### Given material

..........

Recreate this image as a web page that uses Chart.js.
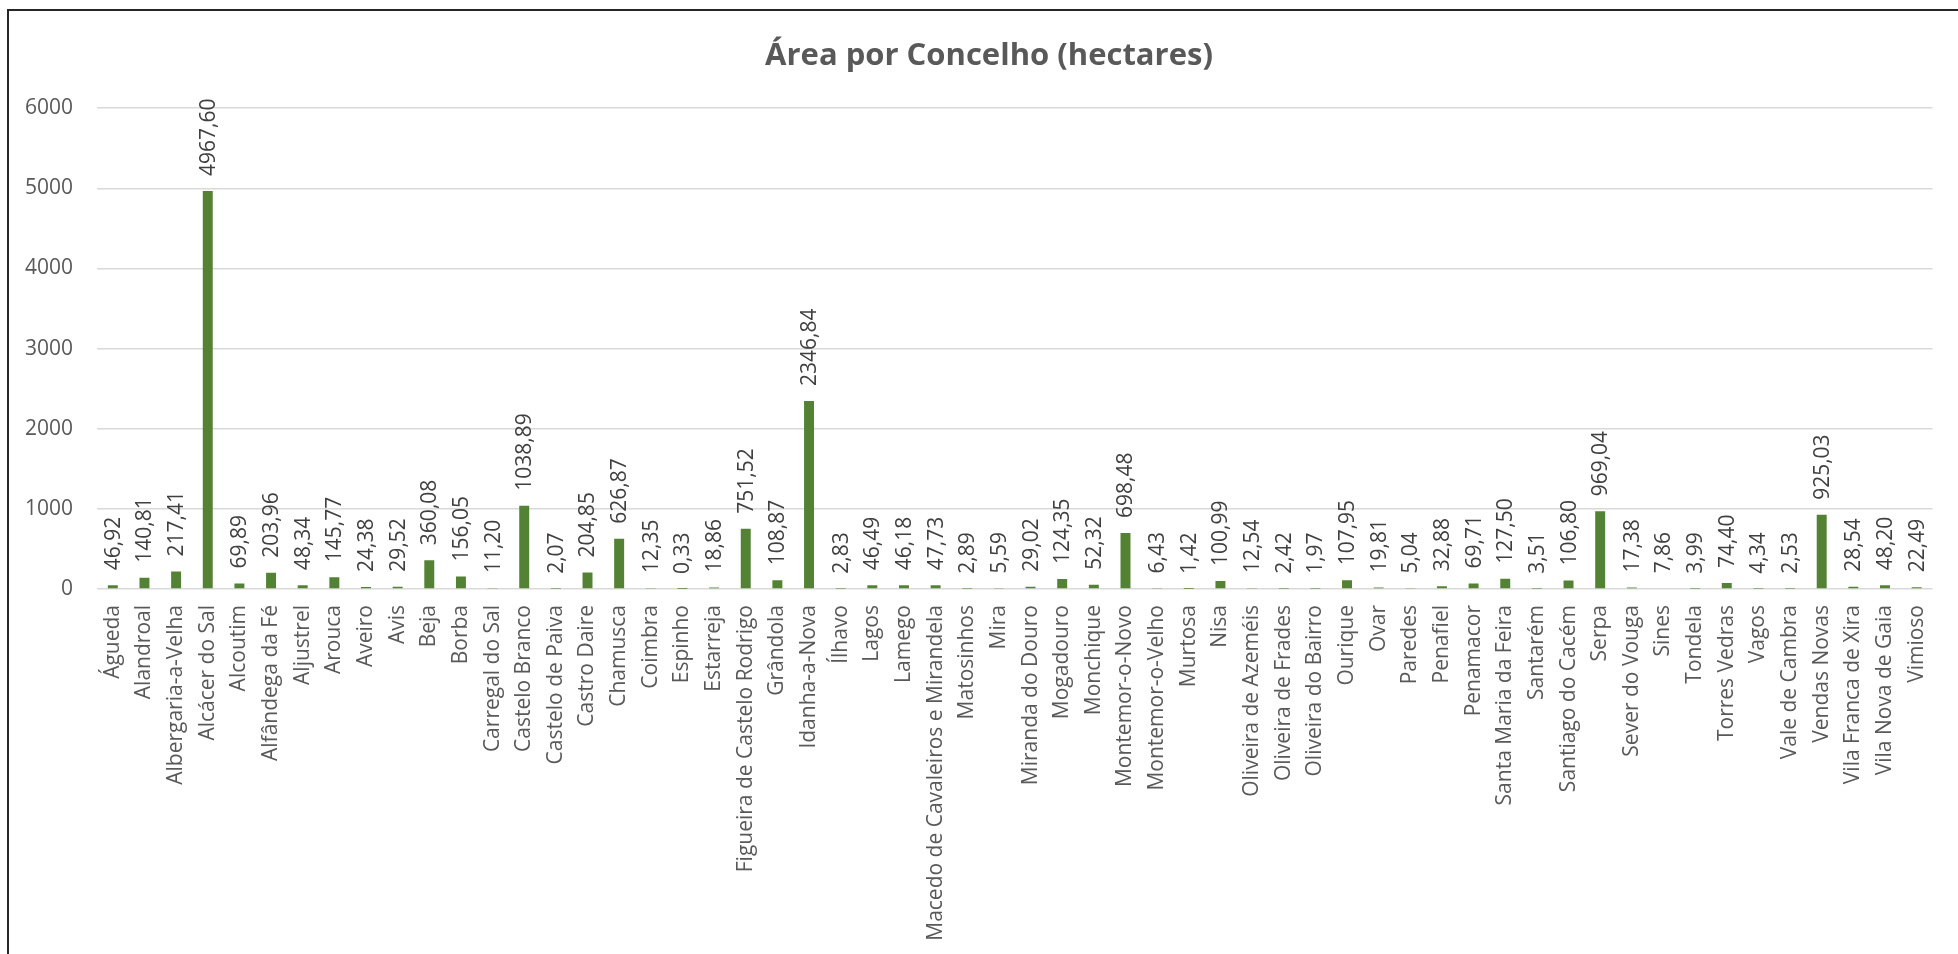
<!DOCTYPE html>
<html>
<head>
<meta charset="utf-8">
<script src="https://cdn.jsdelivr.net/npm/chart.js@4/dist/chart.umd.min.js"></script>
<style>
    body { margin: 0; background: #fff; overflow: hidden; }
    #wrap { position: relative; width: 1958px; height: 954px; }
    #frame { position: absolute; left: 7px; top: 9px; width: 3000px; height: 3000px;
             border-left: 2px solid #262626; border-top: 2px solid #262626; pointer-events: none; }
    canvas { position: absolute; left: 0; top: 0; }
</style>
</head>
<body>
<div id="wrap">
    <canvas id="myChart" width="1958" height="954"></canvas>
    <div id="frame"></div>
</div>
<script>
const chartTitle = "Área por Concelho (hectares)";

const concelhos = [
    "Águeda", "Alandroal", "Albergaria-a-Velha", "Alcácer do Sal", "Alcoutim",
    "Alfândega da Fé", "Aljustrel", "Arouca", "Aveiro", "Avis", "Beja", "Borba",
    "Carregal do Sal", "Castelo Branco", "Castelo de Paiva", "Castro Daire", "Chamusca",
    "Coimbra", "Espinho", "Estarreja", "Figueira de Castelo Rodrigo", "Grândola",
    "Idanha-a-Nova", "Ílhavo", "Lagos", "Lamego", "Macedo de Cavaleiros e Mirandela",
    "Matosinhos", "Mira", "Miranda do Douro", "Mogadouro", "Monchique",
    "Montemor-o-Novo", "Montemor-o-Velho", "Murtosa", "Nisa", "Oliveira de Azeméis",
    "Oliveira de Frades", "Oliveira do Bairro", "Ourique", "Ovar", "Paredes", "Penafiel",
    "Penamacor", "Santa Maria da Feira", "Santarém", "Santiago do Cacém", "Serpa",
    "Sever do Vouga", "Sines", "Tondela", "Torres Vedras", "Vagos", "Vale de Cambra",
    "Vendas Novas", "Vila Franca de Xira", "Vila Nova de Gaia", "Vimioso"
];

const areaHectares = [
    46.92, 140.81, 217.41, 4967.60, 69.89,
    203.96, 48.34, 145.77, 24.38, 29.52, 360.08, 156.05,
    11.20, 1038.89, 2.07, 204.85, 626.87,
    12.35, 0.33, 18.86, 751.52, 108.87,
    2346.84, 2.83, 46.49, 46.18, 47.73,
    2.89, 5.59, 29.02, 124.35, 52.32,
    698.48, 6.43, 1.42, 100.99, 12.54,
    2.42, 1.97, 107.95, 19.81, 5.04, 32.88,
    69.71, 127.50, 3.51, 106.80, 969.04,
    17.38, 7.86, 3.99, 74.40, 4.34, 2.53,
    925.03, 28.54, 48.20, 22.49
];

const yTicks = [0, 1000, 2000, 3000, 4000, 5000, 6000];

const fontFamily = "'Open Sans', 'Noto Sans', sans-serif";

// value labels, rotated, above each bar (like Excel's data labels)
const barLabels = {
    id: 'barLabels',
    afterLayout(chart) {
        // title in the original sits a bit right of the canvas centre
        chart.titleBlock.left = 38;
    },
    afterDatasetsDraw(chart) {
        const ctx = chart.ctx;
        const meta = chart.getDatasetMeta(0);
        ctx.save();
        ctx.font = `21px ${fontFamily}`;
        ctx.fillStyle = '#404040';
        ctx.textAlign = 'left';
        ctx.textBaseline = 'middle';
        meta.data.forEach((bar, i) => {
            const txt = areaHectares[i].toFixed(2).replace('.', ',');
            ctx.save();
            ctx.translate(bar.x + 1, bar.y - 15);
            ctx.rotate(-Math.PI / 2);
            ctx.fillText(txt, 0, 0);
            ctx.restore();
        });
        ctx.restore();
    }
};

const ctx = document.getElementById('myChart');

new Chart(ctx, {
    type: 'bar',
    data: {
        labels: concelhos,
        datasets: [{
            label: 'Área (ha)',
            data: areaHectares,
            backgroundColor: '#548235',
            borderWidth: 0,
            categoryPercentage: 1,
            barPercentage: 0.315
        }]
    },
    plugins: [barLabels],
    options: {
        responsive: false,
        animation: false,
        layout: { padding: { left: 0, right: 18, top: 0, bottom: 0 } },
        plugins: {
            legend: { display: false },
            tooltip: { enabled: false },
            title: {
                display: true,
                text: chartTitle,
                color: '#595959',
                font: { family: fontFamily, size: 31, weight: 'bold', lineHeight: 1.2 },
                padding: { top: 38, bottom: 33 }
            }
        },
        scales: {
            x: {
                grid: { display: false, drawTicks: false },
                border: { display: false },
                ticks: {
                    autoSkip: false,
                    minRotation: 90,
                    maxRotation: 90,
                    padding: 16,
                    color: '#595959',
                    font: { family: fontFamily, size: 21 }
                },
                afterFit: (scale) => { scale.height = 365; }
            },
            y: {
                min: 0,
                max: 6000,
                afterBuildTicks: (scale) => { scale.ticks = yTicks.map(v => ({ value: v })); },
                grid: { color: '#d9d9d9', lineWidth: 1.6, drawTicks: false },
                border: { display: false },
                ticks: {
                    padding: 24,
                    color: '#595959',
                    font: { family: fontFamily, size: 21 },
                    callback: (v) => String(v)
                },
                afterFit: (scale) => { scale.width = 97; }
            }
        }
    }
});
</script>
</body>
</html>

..........

### Problem to solve
Print out the lines exactly, skipping any picture.

### Result for this exercise
Recreate this image as a web page that uses Chart.js.
<!DOCTYPE html>
<html>
<head>
<meta charset="utf-8">
<script src="https://cdn.jsdelivr.net/npm/chart.js@4/dist/chart.umd.min.js"></script>
<style>
    body { margin: 0; background: #fff; overflow: hidden; }
    #wrap { position: relative; width: 1958px; height: 954px; }
    #frame { position: absolute; left: 7px; top: 9px; width: 3000px; height: 3000px;
             border-left: 2px solid #262626; border-top: 2px solid #262626; pointer-events: none; }
    canvas { position: absolute; left: 0; top: 0; }
</style>
</head>
<body>
<div id="wrap">
    <canvas id="myChart" width="1958" height="954"></canvas>
    <div id="frame"></div>
</div>
<script>
const chartTitle = "Área por Concelho (hectares)";

const concelhos = [
    "Águeda", "Alandroal", "Albergaria-a-Velha", "Alcácer do Sal", "Alcoutim",
    "Alfândega da Fé", "Aljustrel", "Arouca", "Aveiro", "Avis", "Beja", "Borba",
    "Carregal do Sal", "Castelo Branco", "Castelo de Paiva", "Castro Daire", "Chamusca",
    "Coimbra", "Espinho", "Estarreja", "Figueira de Castelo Rodrigo", "Grândola",
    "Idanha-a-Nova", "Ílhavo", "Lagos", "Lamego", "Macedo de Cavaleiros e Mirandela",
    "Matosinhos", "Mira", "Miranda do Douro", "Mogadouro", "Monchique",
    "Montemor-o-Novo", "Montemor-o-Velho", "Murtosa", "Nisa", "Oliveira de Azeméis",
    "Oliveira de Frades", "Oliveira do Bairro", "Ourique", "Ovar", "Paredes", "Penafiel",
    "Penamacor", "Santa Maria da Feira", "Santarém", "Santiago do Cacém", "Serpa",
    "Sever do Vouga", "Sines", "Tondela", "Torres Vedras", "Vagos", "Vale de Cambra",
    "Vendas Novas", "Vila Franca de Xira", "Vila Nova de Gaia", "Vimioso"
];

const areaHectares = [
    46.92, 140.81, 217.41, 4967.60, 69.89,
    203.96, 48.34, 145.77, 24.38, 29.52, 360.08, 156.05,
    11.20, 1038.89, 2.07, 204.85, 626.87,
    12.35, 0.33, 18.86, 751.52, 108.87,
    2346.84, 2.83, 46.49, 46.18, 47.73,
    2.89, 5.59, 29.02, 124.35, 52.32,
    698.48, 6.43, 1.42, 100.99, 12.54,
    2.42, 1.97, 107.95, 19.81, 5.04, 32.88,
    69.71, 127.50, 3.51, 106.80, 969.04,
    17.38, 7.86, 3.99, 74.40, 4.34, 2.53,
    925.03, 28.54, 48.20, 22.49
];

const yTicks = [0, 1000, 2000, 3000, 4000, 5000, 6000];

const fontFamily = "'Open Sans', 'Noto Sans', sans-serif";

// value labels, rotated, above each bar (like Excel's data labels)
const barLabels = {
    id: 'barLabels',
    afterLayout(chart) {
        // title in the original sits a bit right of the canvas centre
        chart.titleBlock.left = 38;
    },
    afterDatasetsDraw(chart) {
        const ctx = chart.ctx;
        const meta = chart.getDatasetMeta(0);
        ctx.save();
        ctx.font = `21px ${fontFamily}`;
        ctx.fillStyle = '#404040';
        ctx.textAlign = 'left';
        ctx.textBaseline = 'middle';
        meta.data.forEach((bar, i) => {
            const txt = areaHectares[i].toFixed(2).replace('.', ',');
            ctx.save();
            ctx.translate(bar.x + 1, bar.y - 15);
            ctx.rotate(-Math.PI / 2);
            ctx.fillText(txt, 0, 0);
            ctx.restore();
        });
        ctx.restore();
    }
};

const ctx = document.getElementById('myChart');

new Chart(ctx, {
    type: 'bar',
    data: {
        labels: concelhos,
        datasets: [{
            label: 'Área (ha)',
            data: areaHectares,
            backgroundColor: '#548235',
            borderWidth: 0,
            categoryPercentage: 1,
            barPercentage: 0.315
        }]
    },
    plugins: [barLabels],
    options: {
        responsive: false,
        animation: false,
        layout: { padding: { left: 0, right: 18, top: 0, bottom: 0 } },
        plugins: {
            legend: { display: false },
            tooltip: { enabled: false },
            title: {
                display: true,
                text: chartTitle,
                color: '#595959',
                font: { family: fontFamily, size: 31, weight: 'bold', lineHeight: 1.2 },
                padding: { top: 38, bottom: 33 }
            }
        },
        scales: {
            x: {
                grid: { display: false, drawTicks: false },
                border: { display: false },
                ticks: {
                    autoSkip: false,
                    minRotation: 90,
                    maxRotation: 90,
                    padding: 16,
                    color: '#595959',
                    font: { family: fontFamily, size: 21 }
                },
                afterFit: (scale) => { scale.height = 365; }
            },
            y: {
                min: 0,
                max: 6000,
                afterBuildTicks: (scale) => { scale.ticks = yTicks.map(v => ({ value: v })); },
                grid: { color: '#d9d9d9', lineWidth: 1.6, drawTicks: false },
                border: { display: false },
                ticks: {
                    padding: 24,
                    color: '#595959',
                    font: { family: fontFamily, size: 21 },
                    callback: (v) => String(v)
                },
                afterFit: (scale) => { scale.width = 97; }
            }
        }
    }
});
</script>
</body>
</html>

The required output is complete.